Exercise objective: Which lines fall between the line holding "Output the Python" and the line holding "-295, -320, -290, -280, -250, -200, -150, -100, -40, 0]", inclusive? Retype them exactly, without the pictures, and add nothing else.

** BEGIN **

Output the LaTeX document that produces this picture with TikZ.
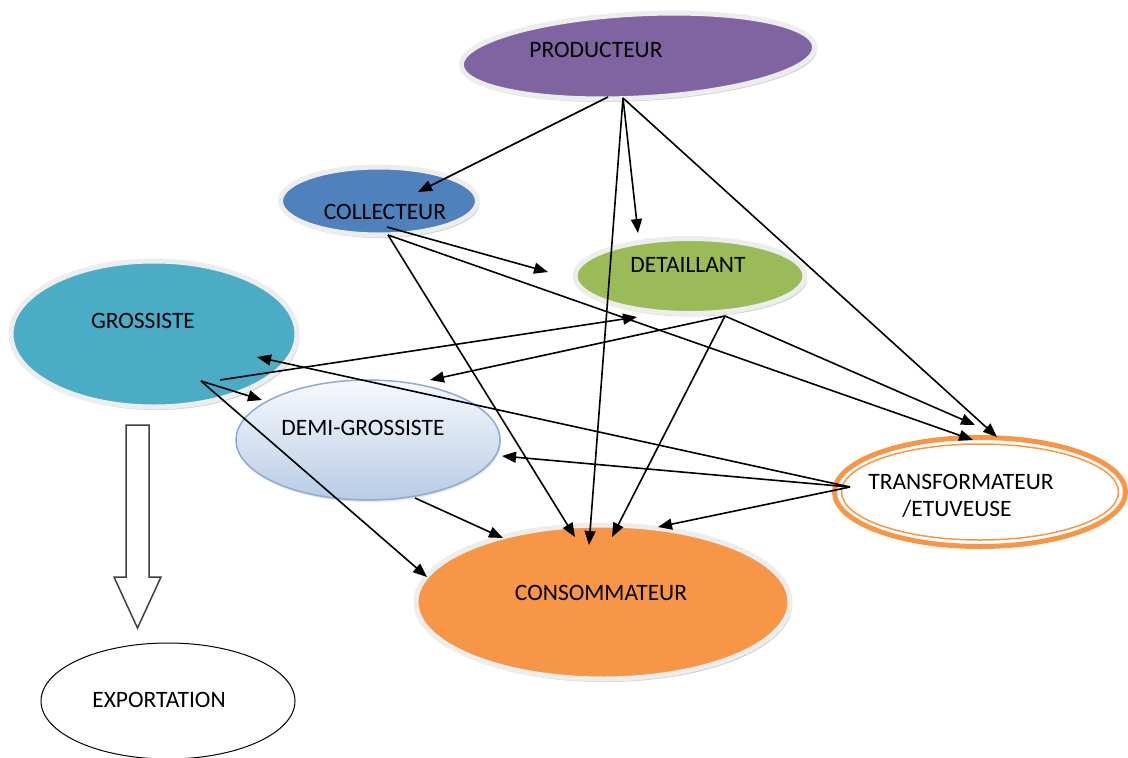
\documentclass[tikz,border=0pt]{standalone}
\usepackage{fontspec}
\setmainfont{Carlito}
\usetikzlibrary{arrows.meta,shapes.geometric,shadows}
\definecolor{cPurple}{HTML}{8064A2}
\definecolor{cBlue}{HTML}{4F81BD}
\definecolor{cGreen}{HTML}{9BBB59}
\definecolor{cTeal}{HTML}{4BACC6}
\definecolor{cOrange}{HTML}{F79646}
\definecolor{cDemiTop}{HTML}{F7F9FD}
\definecolor{cDemiBot}{HTML}{B8CCE4}
\definecolor{cDemiLine}{HTML}{8EAADB}
\definecolor{ringgray}{HTML}{EDEDED}
\begin{document}
\begin{tikzpicture}[x=1pt,y=-1pt,
  lbl/.style={inner sep=0pt, text=black, font=\fontsize{23.5}{27}\selectfont},
  blob/.style={ellipse, inner sep=0pt, draw=ringgray, line width=5pt,
    drop shadow={shadow xshift=2pt, shadow yshift=-3pt, fill=gray!60, opacity=0.6}},
  arr/.style={-{Triangle[length=14pt,width=11pt]}, line width=1.6pt, black}]
\useasboundingbox (0,0) rectangle (1128,758);
\fill[white] (0,0) rectangle (1128,758);

% ellipses
\node[blob, fill=cPurple, minimum width=354pt, minimum height=84pt, rotate=3] (prod) at (638,56) {};
\node[blob, fill=cBlue, minimum width=197pt, minimum height=68pt] (coll) at (379,201) {};
\node[blob, fill=cGreen, minimum width=230pt, minimum height=75pt] (det) at (690,276) {};
\node[blob, fill=cTeal, minimum width=286pt, minimum height=146pt] (gros) at (154,334) {};
\node[blob, fill=cOrange, minimum width=374pt, minimum height=154pt] (cons) at (603,602) {};
\node[ellipse, inner sep=0pt, draw=cDemiLine, line width=1.5pt, top color=cDemiTop, bottom color=cDemiBot,
  minimum width=264pt, minimum height=120pt,
  drop shadow={shadow xshift=1pt, shadow yshift=-2pt, fill=gray!50, opacity=0.4}] (demi) at (368,440) {};
\node[ellipse, inner sep=0pt, draw=cOrange, fill=white, line width=5pt, minimum width=291pt, minimum height=109pt] (trans) at (980,492) {};
\node[ellipse, inner sep=0pt, draw=cOrange, line width=1.5pt, minimum width=277pt, minimum height=96pt] (transIn) at (980,492) {};
\node[ellipse, inner sep=0pt, draw=black, fill=white, line width=1pt, minimum width=254pt, minimum height=116pt] (exp) at (168,701) {};

% labels
\node[lbl] (prodT) at (596,50) {PRODUCTEUR};
\node[lbl] (collT) at (385,212) {COLLECTEUR};
\node[lbl] (detT) at (688,265) {DETAILLANT};
\node[lbl] (grosT) at (143,321) {GROSSISTE};
\node[lbl] (demiT) at (363,428) {DEMI-GROSSISTE};
\node[lbl] (consT) at (601,593) {CONSOMMATEUR};
\node[lbl] (transT1) at (961,482) {TRANSFORMATEUR};
\node[lbl] (transT2) at (957,509) {/ETUVEUSE};
\node[lbl] (expT) at (159,700) {EXPORTATION};

% connector end points
\coordinate (prodA) at (608,97);
\coordinate (prodB) at (623,98);
\coordinate (collA) at (387,227);
\coordinate (collB) at (388,235);
\coordinate (collIn) at (418,192);
\coordinate (detIn) at (638,233);
\coordinate (detIn2) at (637,317);
\coordinate (detB) at (725,316);
\coordinate (detFree) at (548,272);
\coordinate (grosA) at (220,380);
\coordinate (grosB) at (201,381);
\coordinate (grosIn) at (257,357);
\coordinate (demiIn) at (262,400);
\coordinate (demiIn2) at (430,380);
\coordinate (demiIn3) at (502,456);
\coordinate (demiB) at (415,498);
\coordinate (consIn0) at (427,577);
\coordinate (consIn1) at (503,538);
\coordinate (consIn2) at (575,537);
\coordinate (consIn3) at (589,545);
\coordinate (consIn4) at (612,537);
\coordinate (consIn5) at (658,527);
\coordinate (trIn1) at (975,425);
\coordinate (trIn2) at (973,440);
\coordinate (trIn3) at (997,437);
\coordinate (trA) at (850,487);

% connectors
\draw[arr] (prodA) -- (collIn);
\draw[arr] (prodB) -- (detIn);
\draw[arr] (prodB) -- (consIn3);
\draw[arr] (prodB) -- (trIn3);
\draw[arr] (collA) -- (detFree);
\draw[arr] (collB) -- (trIn2);
\draw[arr] (collB) -- (consIn2);
\draw[arr] (grosA) -- (detIn2);
\draw[arr] (grosB) -- (demiIn);
\draw[arr] (grosB) -- (consIn0);
\draw[arr] (detB) -- (demiIn2);
\draw[arr] (detB) -- (consIn4);
\draw[arr] (detB) -- (trIn1);
\draw[arr] (trA) -- (grosIn);
\draw[arr] (trA) -- (demiIn3);
\draw[arr] (trA) -- (consIn5);
\draw[arr] (demiB) -- (consIn1);

% block arrow grossiste -> exportation
\coordinate (bk) at (137.5,425);
\draw[line width=1.5pt, draw=black!75, fill=white, line join=miter]
  (bk) ++(-11.5,0) -- ++(23,0) -- ++(0,152) -- ++(12,0) -- ++(-23.5,51) -- ++(-23.5,-51) -- ++(12,0) -- cycle;
\end{tikzpicture}
\end{document}
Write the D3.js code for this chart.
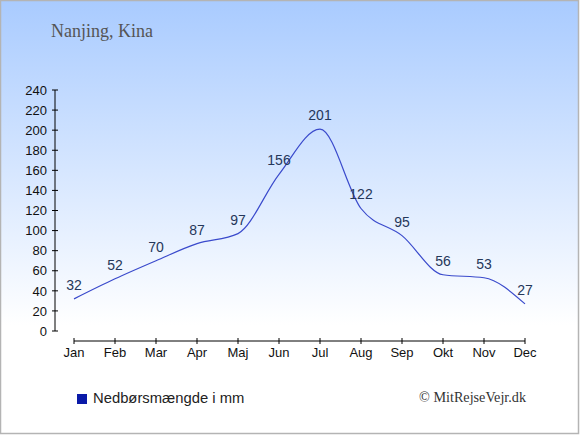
<!DOCTYPE html>
<html><head><meta charset="utf-8">
<script src="https://cdn.jsdelivr.net/npm/d3@7"></script>
<style>body{margin:0;padding:0;overflow:hidden}svg{display:block}</style>
</head><body>
<script>
const months = ["Jan","Feb","Mar","Apr","Maj","Jun","Jul","Aug","Sep","Okt","Nov","Dec"];
const rainfall = [32,52,70,87,97,156,201,122,95,56,53,27];
const yTicks = [0,20,40,60,80,100,120,140,160,180,200,220,240];
const titleText = "Nanjing, Kina";
const legendText = "Nedbørsmængde i mm";
const creditText = "© MitRejseVejr.dk";

const W = 580, H = 435;
const svg = d3.select("body").append("svg").attr("width", W).attr("height", H);
const defs = svg.append("defs");
const grad = defs.append("linearGradient").attr("id","bg").attr("x1",0).attr("y1",0).attr("x2",0).attr("y2",1);
grad.append("stop").attr("offset","0%").attr("stop-color","#a9cbff");
grad.append("stop").attr("offset","75%").attr("stop-color","#ffffff");
grad.append("stop").attr("offset","100%").attr("stop-color","#ffffff");
svg.append("rect").attr("x",0.5).attr("y",0.5).attr("width",578).attr("height",433)
  .attr("fill","url(#bg)").attr("stroke","#b4b4b4").attr("stroke-width",1.5);

const x = d3.scalePoint().domain(months).range([74, 525]);
const y = d3.scaleLinear().domain([0, 240]).range([331, 90]);

// Y axis
const yAxis = svg.append("g").attr("transform","translate(55,0)");
yAxis.append("line").attr("x1",0).attr("x2",0).attr("y1",y(240)).attr("y2",y(0)).attr("stroke","#000");
yAxis.selectAll("line.t").data(yTicks).enter().append("line").attr("class","t")
  .attr("x1",-3).attr("x2",3).attr("y1",d=>y(d)).attr("y2",d=>y(d)).attr("stroke","#000");
yAxis.selectAll("text").data(yTicks).enter().append("text")
  .attr("x",-8).attr("y",d=>y(d)).attr("dy","0.36em").attr("text-anchor","end")
  .attr("font-family","Liberation Sans, Arial, sans-serif").attr("font-size",13).attr("fill","#111")
  .text(d=>d);

// X axis
const xAxis = svg.append("g").attr("transform","translate(0,341)");
xAxis.append("line").attr("x1",x(months[0])).attr("x2",x(months[11])).attr("y1",0).attr("y2",0).attr("stroke","#000");
xAxis.selectAll("line.t").data(months).enter().append("line").attr("class","t")
  .attr("x1",d=>x(d)).attr("x2",d=>x(d)).attr("y1",-3).attr("y2",3).attr("stroke","#000");
xAxis.selectAll("text").data(months).enter().append("text")
  .attr("x",d=>x(d)).attr("y",16).attr("text-anchor","middle")
  .attr("font-family","Liberation Sans, Arial, sans-serif").attr("font-size",13).attr("fill","#111")
  .text(d=>d);

// Line
const line = d3.line().x((d,i)=>x(months[i])).y(d=>y(d)).curve(d3.curveMonotoneX);
svg.append("path").datum(rainfall).attr("d",line).attr("fill","none")
  .attr("stroke","#3a4acc").attr("stroke-width",1.2);

// Value labels
svg.selectAll("text.v").data(rainfall).enter().append("text").attr("class","v")
  .attr("x",(d,i)=>x(months[i])).attr("y",d=>y(d)-9).attr("text-anchor","middle")
  .attr("font-family","Liberation Sans, Arial, sans-serif").attr("font-size",14).attr("fill","#25375a")
  .text(d=>d);

// Title
svg.append("text").attr("x",51).attr("y",37).attr("font-family","Liberation Serif, Times New Roman, serif")
  .attr("font-size",18).attr("fill","#555").text(titleText);

// Legend
svg.append("rect").attr("x",77).attr("y",394).attr("width",10).attr("height",10).attr("fill","#0a1aa8");
svg.append("text").attr("x",93).attr("y",403).attr("font-family","Liberation Sans, Arial, sans-serif")
  .attr("font-size",14.8).attr("fill","#222").text(legendText);

// Credit
svg.append("text").attr("x",526).attr("y",402).attr("text-anchor","end")
  .attr("font-family","Liberation Serif, Times New Roman, serif")
  .attr("font-size",14.2).attr("fill","#333").text(creditText);
</script>
</body></html>
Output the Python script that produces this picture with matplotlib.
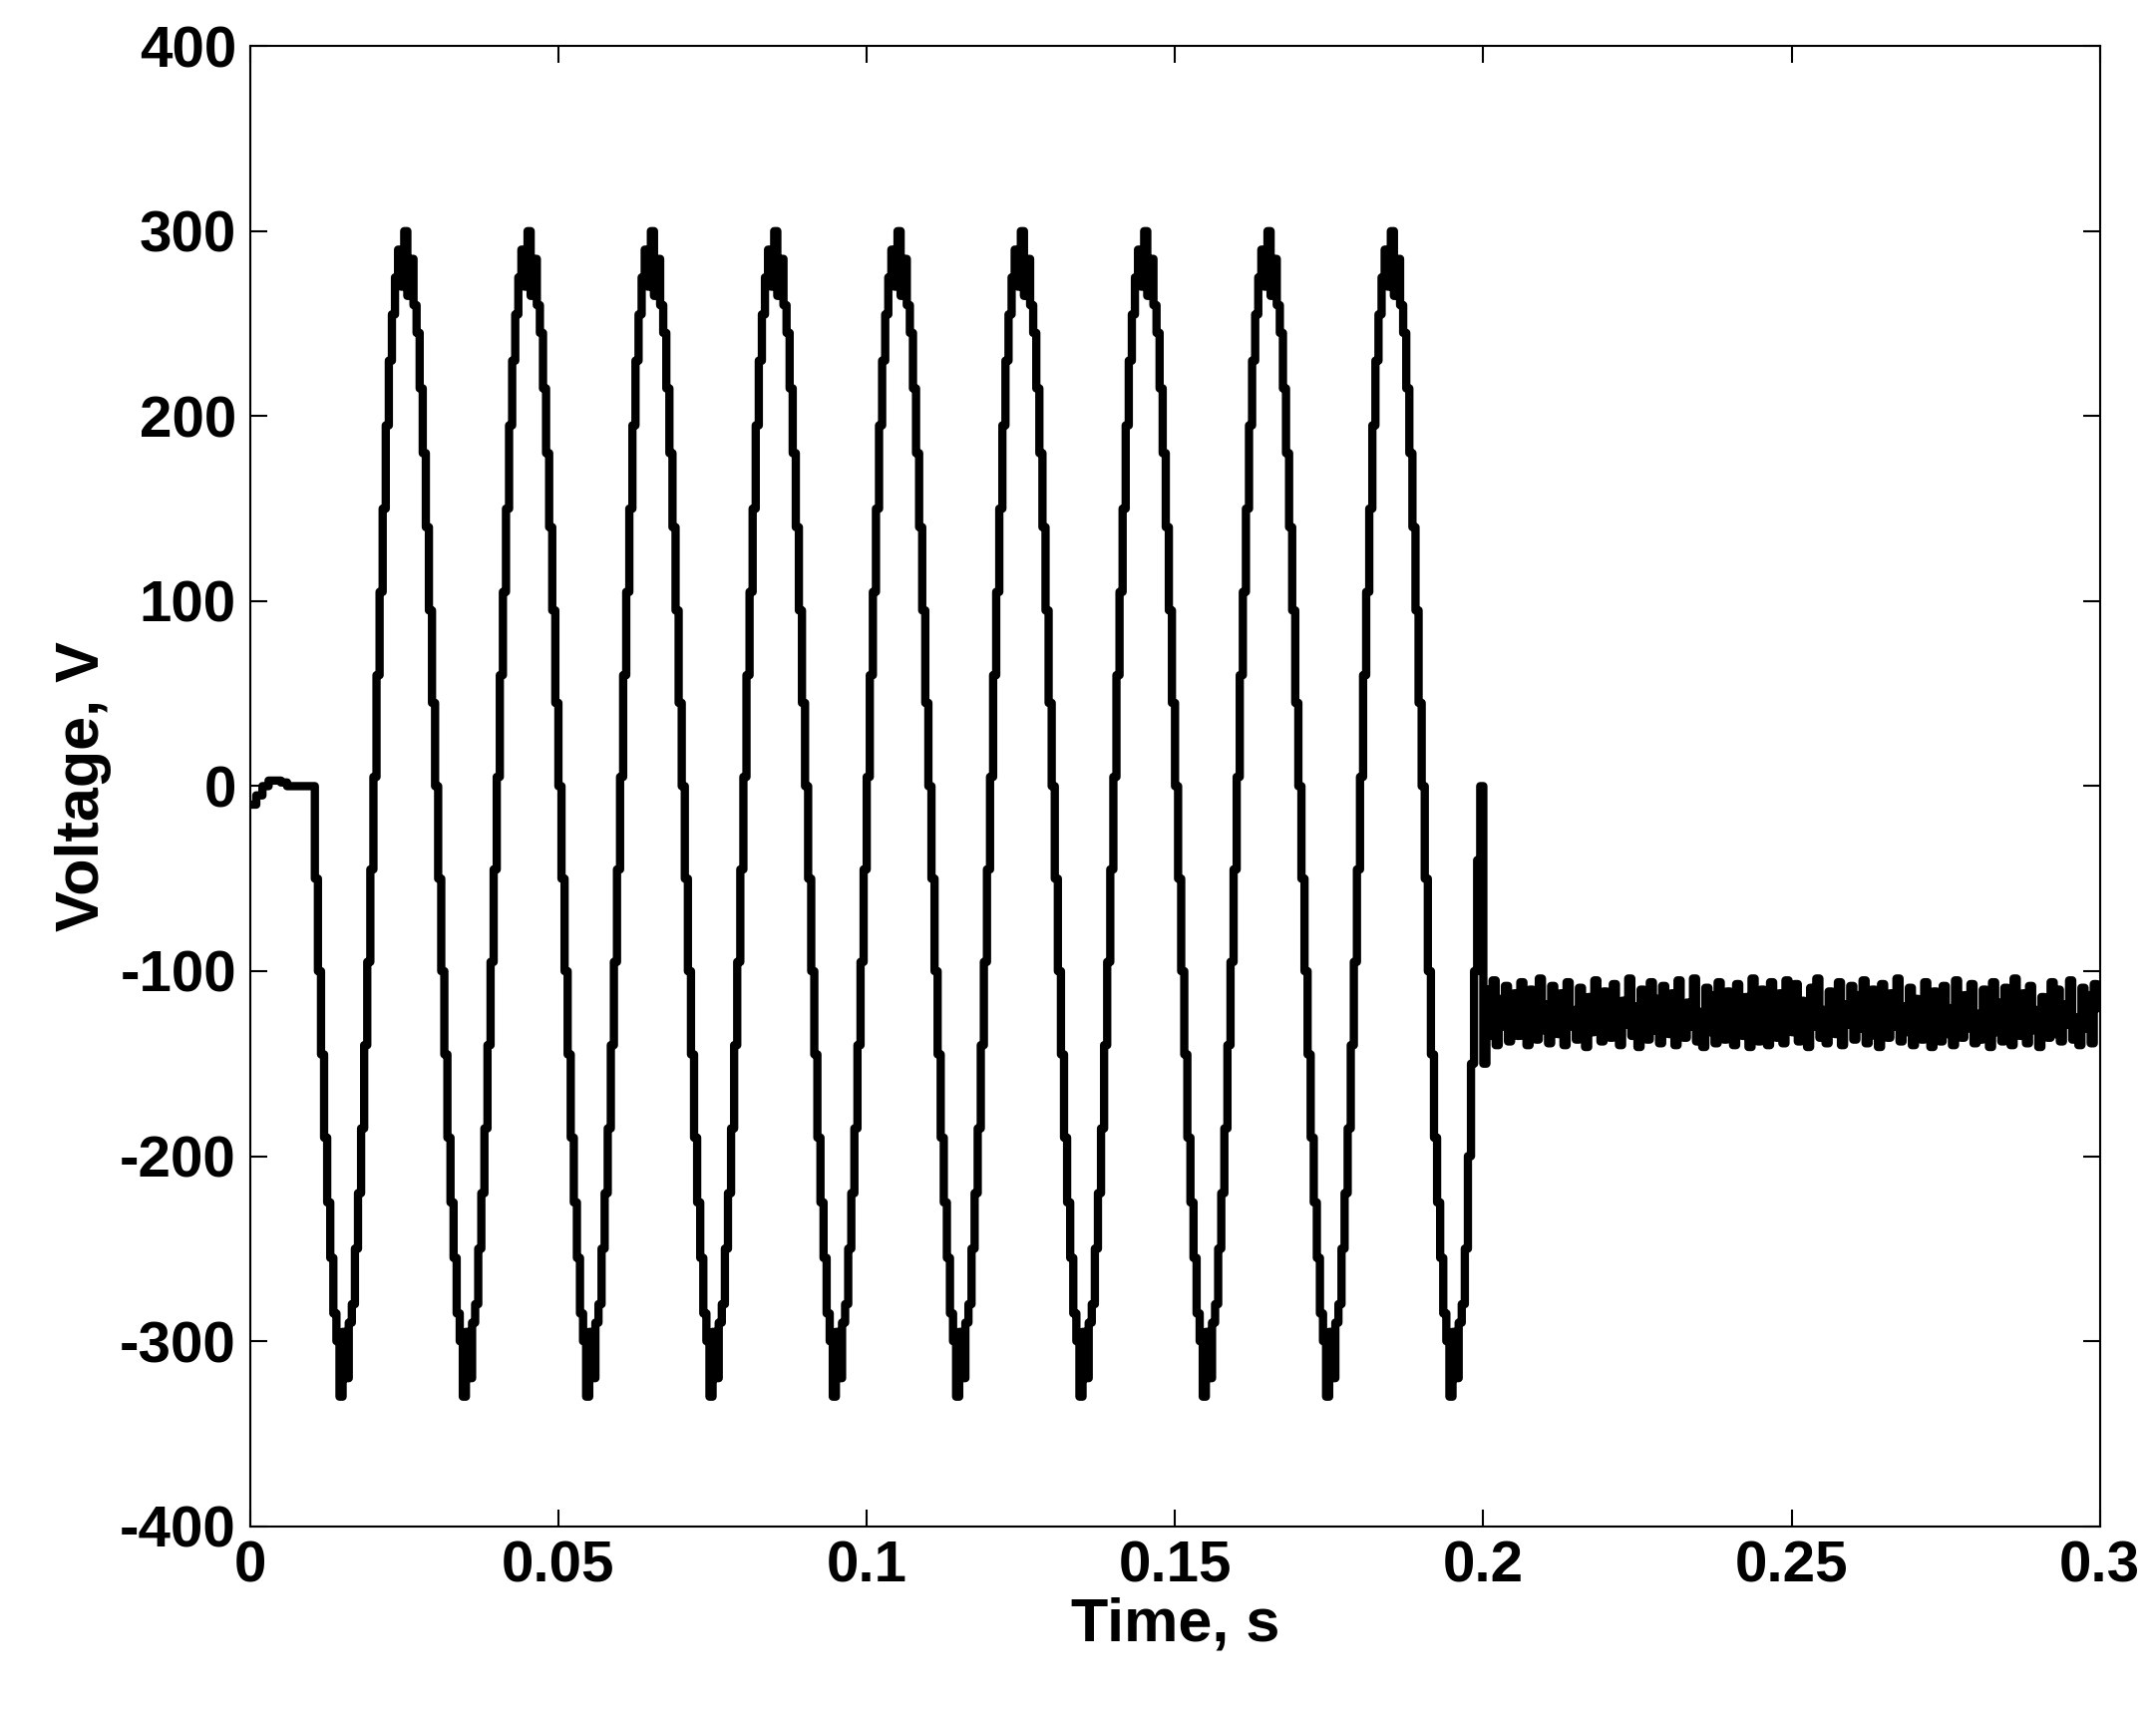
import matplotlib.pyplot as plt

# start-up segment, 1 ms steps
start_t0 = 0.0
start_dt = 0.001
start_v = [-10, -5, 0, 3, 3, 2, 0, 0, 0, 0]

# one period of the staircase waveform, 0.5 ms steps
cycle_dt = 0.0005
cycle_v = [0, -50, -100, -145, -190, -225, -255, -285, -300, -330,
           -295, -320, -290, -280, -250, -220, -185, -140, -95, -45,
           5, 60, 105, 150, 195, 230, 255, 275, 290, 270,
           300, 265, 285, 260, 245, 215, 180, 140, 95, 45]
n_cycles = 9
last_half = [0, -50, -100, -145, -190, -225, -255, -285, -300, -330,
             -295, -320, -290, -280, -250, -200, -150, -100, -40, 0]

# tail after 0.2 s, 0.5 ms steps
tail_dt = 0.0005
tail_v = [-150, -110, -135, -105, -140, -115, -130, -108, -138, -120,
          -112, -135, -106, -128, -140, -110, -125, -137, -104, -132,
          -118, -139, -108, -126, -134, -112, -140, -106, -130, -121,
          -137, -109, -128, -141, -114, -133, -105, -127, -138, -111,
          -124, -136, -107, -131, -140, -116, -129, -104, -135, -119,
          -141, -110, -126, -137, -106, -132, -115, -139, -108, -128,
          -134, -112, -140, -105, -127, -136, -117, -130, -104, -138,
          -122, -141, -109, -133, -113, -139, -106, -125, -137, -111,
          -131, -140, -107, -128, -135, -114, -141, -104, -126, -138,
          -110, -132, -140, -106, -129, -136, -112, -139, -105, -120,
          -133, -107, -138, -116, -127, -141, -109, -130, -104, -136,
          -121, -139, -111, -126, -134, -106, -140, -118, -129, -108,
          -137, -113, -131, -105, -139, -124, -110, -135, -141, -107,
          -128, -136, -112, -130, -104, -138, -119, -133, -109, -140,
          -115, -127, -137, -106, -132, -141, -111, -125, -138, -108,
          -134, -120, -140, -105, -129, -136, -113, -131, -107, -139,
          -123, -137, -110, -128, -141, -106, -133, -117, -138, -109,
          -130, -140, -104, -126, -135, -112, -139, -108, -132, -121,
          -141, -114, -127, -136, -106, -134, -110, -138, -118, -129,
          -105, -137, -125, -140, -109, -131, -113, -139, -107, -120]

t, v = [], []
for i, val in enumerate(start_v):
    t.append(start_t0 + i * start_dt); v.append(val)
t0 = 0.01
seq = cycle_v * n_cycles + last_half
for i, val in enumerate(seq):
    t.append(t0 + i * cycle_dt); v.append(val)
t1 = t0 + len(seq) * cycle_dt
for i, val in enumerate(tail_v):
    t.append(t1 + i * tail_dt); v.append(val)
t.append(0.3); v.append(tail_v[-1])

plt.rcParams['font.family'] = ['Liberation Sans', 'DejaVu Sans']
plt.rcParams['font.weight'] = 'bold'
plt.rcParams['axes.unicode_minus'] = False
fig = plt.figure(figsize=(21.62, 17.14), dpi=100)
ax = fig.add_axes([0.116, 0.107, 0.858, 0.866])
ax.plot(t, v, color='black', linewidth=6, drawstyle='steps-post')
ax.set_xlim(0, 0.3)
ax.set_ylim(-400, 400)
ax.set_xticks([0, 0.05, 0.1, 0.15, 0.2, 0.25, 0.3])
ax.set_xticklabels(['0', '0.05', '0.1', '0.15', '0.2', '0.25', '0.3'])
ax.set_yticks(range(-400, 401, 100))
ax.tick_params(direction='in', top=True, right=True, labelsize=42,
               length=12, width=1.5, pad=10)
for s in ax.spines.values():
    s.set_linewidth(1.5)
ax.set_xlabel('Time, s', fontsize=44, fontweight='bold', labelpad=2)
ax.set_ylabel('Voltage, V', fontsize=44, fontweight='bold', labelpad=6)
fig.savefig('out.png', dpi=100)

** END **

Exercise response:
Output the Python script that produces this picture with matplotlib.
import matplotlib.pyplot as plt

# start-up segment, 1 ms steps
start_t0 = 0.0
start_dt = 0.001
start_v = [-10, -5, 0, 3, 3, 2, 0, 0, 0, 0]

# one period of the staircase waveform, 0.5 ms steps
cycle_dt = 0.0005
cycle_v = [0, -50, -100, -145, -190, -225, -255, -285, -300, -330,
           -295, -320, -290, -280, -250, -220, -185, -140, -95, -45,
           5, 60, 105, 150, 195, 230, 255, 275, 290, 270,
           300, 265, 285, 260, 245, 215, 180, 140, 95, 45]
n_cycles = 9
last_half = [0, -50, -100, -145, -190, -225, -255, -285, -300, -330,
             -295, -320, -290, -280, -250, -200, -150, -100, -40, 0]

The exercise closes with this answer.